According to Albert and Ray, who played for Clinton Parks and Recreation and Sampson Middle School, respectively, this was the first year they opted to tryout for an arranged team.
“There are a lot of high school kids in our neighborhood that we played backyard football with, and they were the ones that motivated us to tryout for football,” Albert explained.
Albert’s allurement towards trying out for the CRP 11-12 year old league, he said, was sparked through pure interest since he had never played for an organized team in the past.
As for his time spent with the Seahawks this season, Albert played the quarterback position, while dabbling with other spots on the field such as receiver and safety.
While spotted as the backbone for the team, Albert played 10 games, had 30 touchdowns, rushed for 1,400 yards and proved a valiant leader.
“It was his overall leadership on the field,” coach Ron Davis said was what caught his eye for the young talent. “All the kids looked up to him as the leader. He never got too low or too high.”
According to Davis, in every sport leadership is key for winning games, but more importantly it is a necessity for individual growth.
“In everything, you need leaders; and in times where things don’t go so well, you need someone to hold the team together. Albert would say our motto, ‘next play,’ and that’s a key if you want success.”
In order to motivate his team to forget the mistakes and focus on the next play, Albert would bring the players together in the huddle to pray and chant.
“We talk about how we are going to have fun because football is all about fun; you have to play your heart out,” Albert expressed.
The first time football player’s ability to see past mistakes on the field and take the team to a higher level is a trait which will take him far, his coach believes.
Beyond holding the team together through his leadership skills, Albert has grown to grasp the fundamentals of the sport.

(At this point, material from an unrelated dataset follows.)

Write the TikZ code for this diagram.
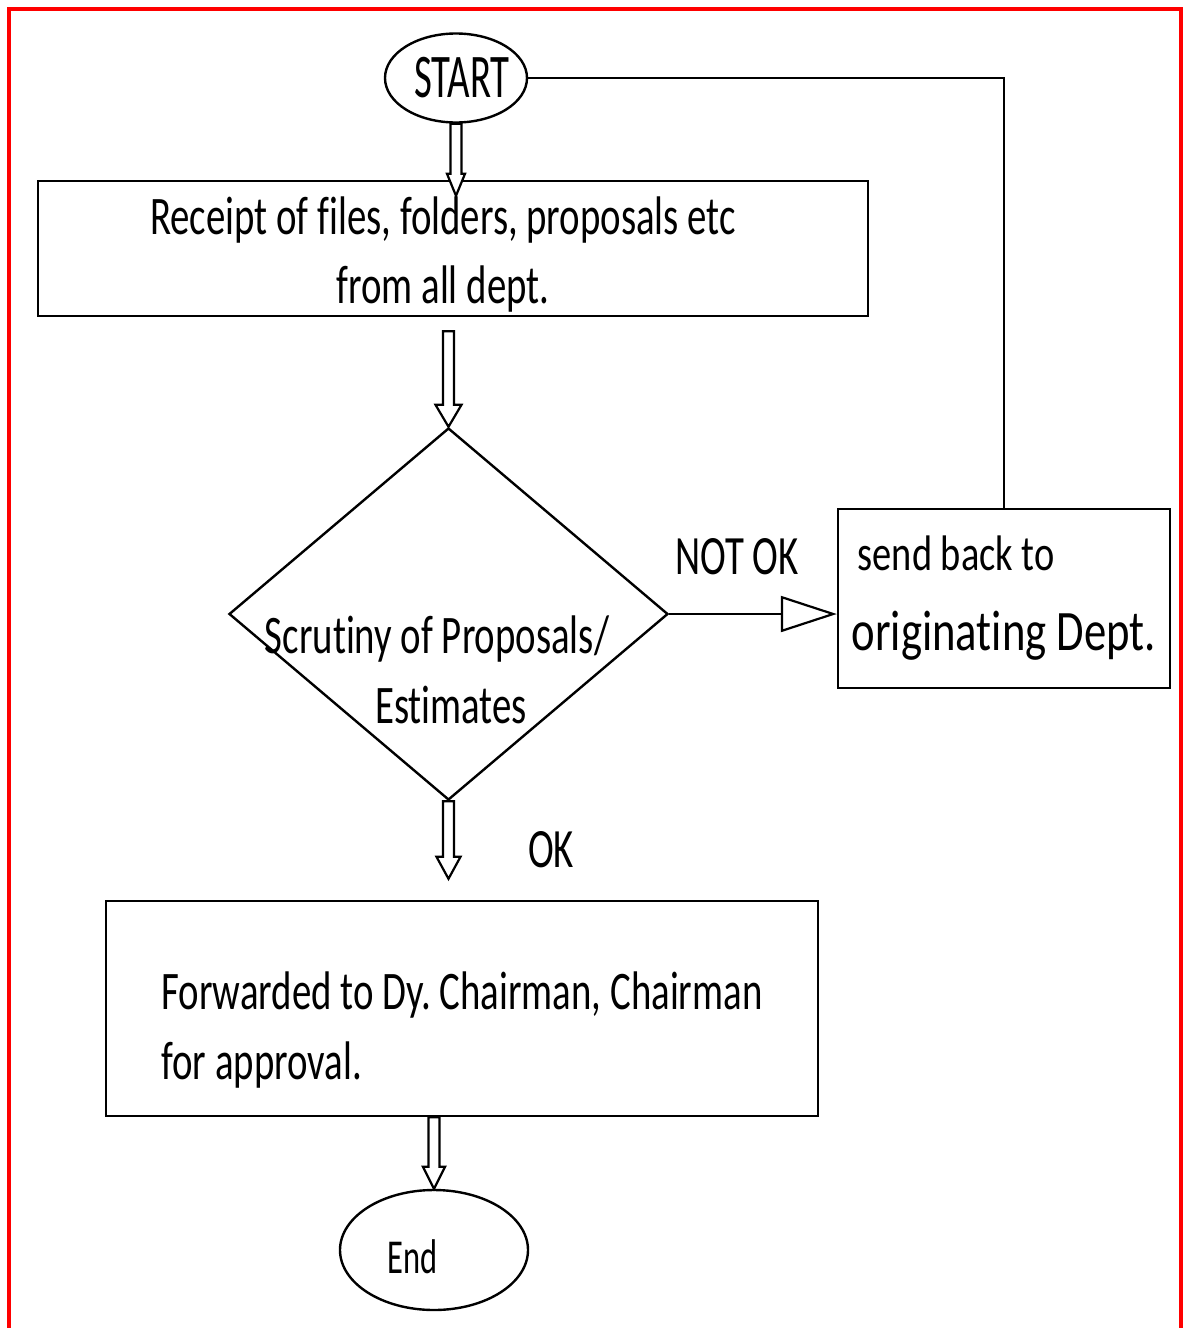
\documentclass[tikz,border=0pt]{standalone}
\usepackage{fontspec}
\setmainfont{Carlito}[RawFeature={-liga;-clig;-dlig}]
\usepackage{graphicx}
\usetikzlibrary{shapes.geometric,arrows.meta,calc}
\frenchspacing

\newcommand{\tall}[2][1.4]{\scalebox{1}[#1]{#2}}
% hollow block arrow pointing down
\newcommand{\fatarrow}[3][12]{%
  \draw[line width=2.2pt,fill=white,line join=miter]
    ($(#2)+(-5.5,0)$) -- ($(#2 |- #3)+(-5.5,-22)$) -- ($(#2 |- #3)+(-#1,-22)$)
    -- (#2 |- #3) -- ($(#2 |- #3)+(#1,-22)$) -- ($(#2 |- #3)+(5.5,-22)$)
    -- ($(#2)+(5.5,0)$) -- cycle;}

\tikzset{
  terminal/.style={ellipse,draw,line width=2.4pt,inner sep=0pt},
  procbox/.style={rectangle,draw,line width=2.4pt,inner sep=6pt},
  decision/.style={diamond,draw,line width=2.4pt,inner sep=0pt},
  txt/.style={font=\fontsize{38.8pt}{70pt}\selectfont},
}

\begin{document}
\begin{tikzpicture}[x=1pt,y=-1pt,txt]
        \useasboundingbox (0,0) rectangle (1190,1328);
        \draw[red,line width=4pt] (9,1328) -- (9,9) -- (1181,9) -- (1181,1328);

        \node[terminal,minimum width=142pt,minimum height=89pt] (start) at (456,78)
            {\makebox[0pt]{\hspace*{12pt}\tall[1.6]{START}}};
        \node[procbox,minimum width=830pt,minimum height=135pt,align=center,inner ysep=0pt,
              font=\fontsize{38.8pt}{69pt}\selectfont] (recv) at (453,248.5)
            {\rule{0pt}{50pt}\tall{Receipt of files, folders, proposals etc}\hspace*{20pt}\\
             \tall{from all dept.}\hspace*{20pt}};
        \node[decision,minimum width=439pt,minimum height=372pt] (check) at (448.5,614) {};
        \node[align=center,inner sep=0pt] (checktxt) at (437,670)
            {\tall{Scrutiny of Proposals/}\\ \hspace*{28pt}\tall{Estimates}};
        \node[procbox,minimum width=332pt,minimum height=179pt,align=left,inner sep=0pt,
              font=\fontsize{44.7pt}{80pt}\selectfont] (back) at (1004,598.5)
            {{\fontsize{38.4pt}{80pt}\selectfont\hspace*{6pt}\tall[1.3]{send back to}}\\
             \tall[1.28]{originating Dept.}};
        \node[procbox,minimum width=712pt,minimum height=215pt,align=left] (fwd) at (462,1008.5)
            {\rule{0pt}{80pt}\tall{Forwarded to Dy. Chairman, Chairman}\\
             \tall{for approval.}};
        \node[terminal,minimum width=188pt,minimum height=120pt,font=\fontsize{32.5pt}{40pt}\selectfont]
            (finish) at (434,1250) {\rule{0pt}{48pt}\tall[1.5]{End}\hspace*{42pt}};

        \node (notok) at (737,557) {\tall[1.43]{NOT OK}};
        \node (ok) at (551,850) {\tall[1.43]{OK}};

        % block arrows
        \coordinate (recvin) at ($(start.south |- recv.north)+(0,16)$);
        \coordinate (a2top) at ($(check.north |- recv.south)+(0,14)$);
        \coordinate (a3tip) at ($(check.south |- fwd.north)+(0,-21)$);
        \coordinate (a4top) at (finish.north |- fwd.south);
        \fatarrow[9]{start.south}{recvin}
        \fatarrow[13]{a2top}{check.north}
        \fatarrow{check.south}{a3tip}
        \fatarrow[11]{a4top}{finish.north}

        \draw[line width=2.4pt,-{Triangle[open,length=56pt,width=36pt,line width=2.2pt]}]
            (check.east) -- (check.east -| back.west);
        \draw[line width=2.4pt] (start.east) -- (start.east -| back.north) -- (back.north);
    \end{tikzpicture}
\end{document}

“The quality of coaching in the group of kids, flag to the 12 year olds, has really helped out as far as fundamentals,” said CRP Jerry Herring, adding football 101 as a course the upper level coaching staff hates to have to teach the players.

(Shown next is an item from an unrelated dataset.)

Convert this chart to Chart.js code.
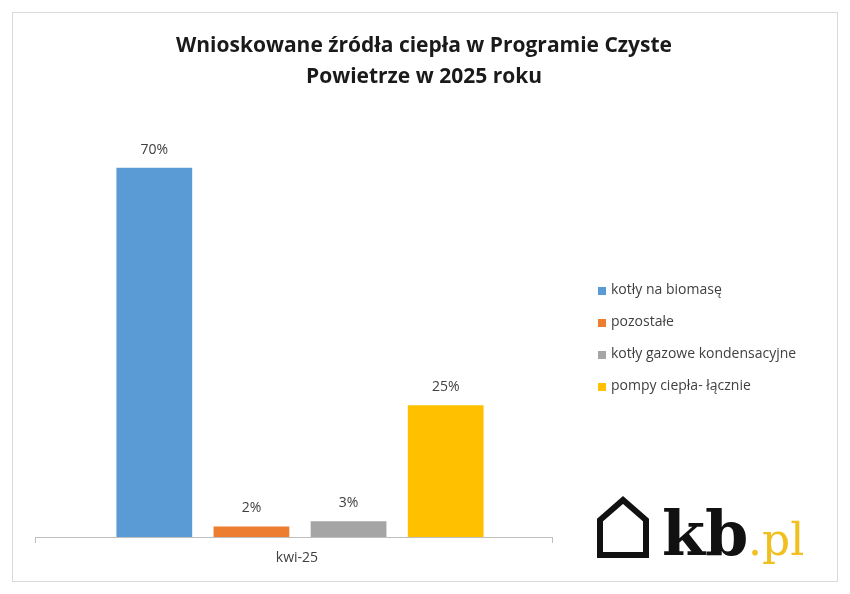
<!DOCTYPE html>
<html><head><meta charset="utf-8">
<script src="https://cdn.jsdelivr.net/npm/chart.js@4/dist/chart.umd.min.js"></script>
<style>html,body{margin:0;padding:0;background:#fff}#w{width:850px;height:594px}</style>
</head><body><div id="w"><canvas id="c"></canvas></div>
<script>
const categories = ["kwi-25"];
const seriesNames = ["kotły na biomasę","pozostałe","kotły gazowe kondensacyjne","pompy ciepła- łącznie"];
const seriesValues = [[70],[2],[3],[25]];
const seriesColors = ["#5b9bd5","#ed7d31","#a5a5a5","#ffc000"];
const titleLines = ["Wnioskowane źródła ciepła w Programie Czyste","Powietrze w 2025 roku"];

const deco = {
  id:'deco',
  beforeDraw(ch){
    const c=ch.ctx; c.save();
    c.fillStyle='#fff'; c.fillRect(0,0,ch.width,ch.height);
    c.strokeStyle='#d9d9d9'; c.lineWidth=1; c.strokeRect(12.5,12.5,825,569);
    c.restore();
  },
  afterDraw(ch){
    const c=ch.ctx, a=ch.chartArea; c.save();
    c.fillStyle='#1a1a1a'; c.font='bold 21px "Open Sans", sans-serif'; c.textAlign='center'; c.textBaseline='middle';
    titleLines.forEach((t,i)=>c.fillText(t,424,46+i*31));
    const L=a.left-6, R=a.right-6;
    c.strokeStyle='#bfbfbf'; c.lineWidth=1;
    c.beginPath(); c.moveTo(L,a.bottom+0.5); c.lineTo(R,a.bottom+0.5);
    c.moveTo(L+0.5,a.bottom); c.lineTo(L+0.5,a.bottom+6);
    c.moveTo(R-0.5,a.bottom); c.lineTo(R-0.5,a.bottom+6); c.stroke();
    c.fillStyle='#404040'; c.font='14px "Open Sans", sans-serif';
    c.fillText(categories[0],(L+R)/2+3,558);
    ch.data.datasets.forEach((d,i)=>{
      const el=ch.getDatasetMeta(i).data[0];
      c.fillText(d.data[0]+'%',el.x,el.y-18);
    });
    c.textAlign='left';
    seriesNames.forEach((n,i)=>{
      const y=290+i*32;
      c.fillStyle=seriesColors[i]; c.fillRect(598,y-3,8,8);
      c.fillStyle='#404040'; c.fillText(n,611,y);
    });
    c.strokeStyle='#111'; c.lineWidth=6; c.lineJoin='miter';
    c.beginPath(); c.moveTo(600,555); c.lineTo(600,520); c.lineTo(623,500); c.lineTo(646,520); c.lineTo(646,555); c.closePath(); c.stroke();
    c.fillStyle='#111'; c.font='bold 62px "DejaVu Serif", serif'; c.textBaseline='alphabetic';
    c.fillText('kb',662,555);
    c.fillStyle='#f0c020'; c.font='44px "DejaVu Serif", serif';
    c.fillText('.pl',748,555);
    c.restore();
  }
};

new Chart(document.getElementById('c'),{
  type:'bar',
  data:{labels:categories,datasets:seriesNames.map((n,i)=>({label:n,data:seriesValues[i],backgroundColor:seriesColors[i]}))},
  options:{responsive:true,maintainAspectRatio:false,animation:false,
    layout:{padding:{left:41,right:291,top:115,bottom:57}},
    datasets:{bar:{categoryPercentage:0.75,barPercentage:0.78}},
    plugins:{legend:{display:false},title:{display:false},tooltip:{enabled:false}},
    scales:{x:{display:false},y:{display:false,min:0,max:80}}},
  plugins:[deco]
});
</script></body></html>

Although Albert has grown to understand league ball, Davis joked that it wasn’t always this way.
According to Davis, before the Seahawks first game, Albert, while playing defense, asked, “How many Mississippis do I have to count to before I can tackle the quarterback.”
Traditionally in backyard play, roughly 5 counts of “Mississippi” or one automatic blitz is deemed admissible, but in league ball any amount is acceptable, which Davis found amusing.
Much like his twin, Ray, a seventh grader at Sampson Middle School, joined the team for the first time this year.
“I wanted to join this year because I like to tackle,” a coy Ray voiced.
During his time on the team, Ray proved himself a key player on the field and was moved from second string to first string.
Spotted as right guard, Ray utilized his tackling ability to help lead the Dark Horses to a tied-for-first regular season finish.
Beyond their time on the field, they both enjoy watching football at home, they said.
Listed among their NFL heroes were Tom Brady, quarterback for the Patriots; Randy Moss, receiver for the Patriots; and small-town icon Willie Parker, running back for the Steelers.
“I went to Willie Parker’s camp this year, and it was very exciting to meet him,” Albert expressed with a smile spread ear-to-ear.
According to Albert, Parker’s camp trained the youngster on tackling, acquiring a better stance and taught him how to properly throw the ball.
As for their football future, Davis said of the pair, “There is a lot of excitement around both the Deavers and both are headed towards a bright future.”
Before finishing, Albert and Ray expressed their thanks to their mother, Gloria, for her everlasting love and invaluable support.
Because she was recently diagnosed with lung cancer, Gloria was unable to see her sons play, however, both of her football stars said they knew she was there in spirit.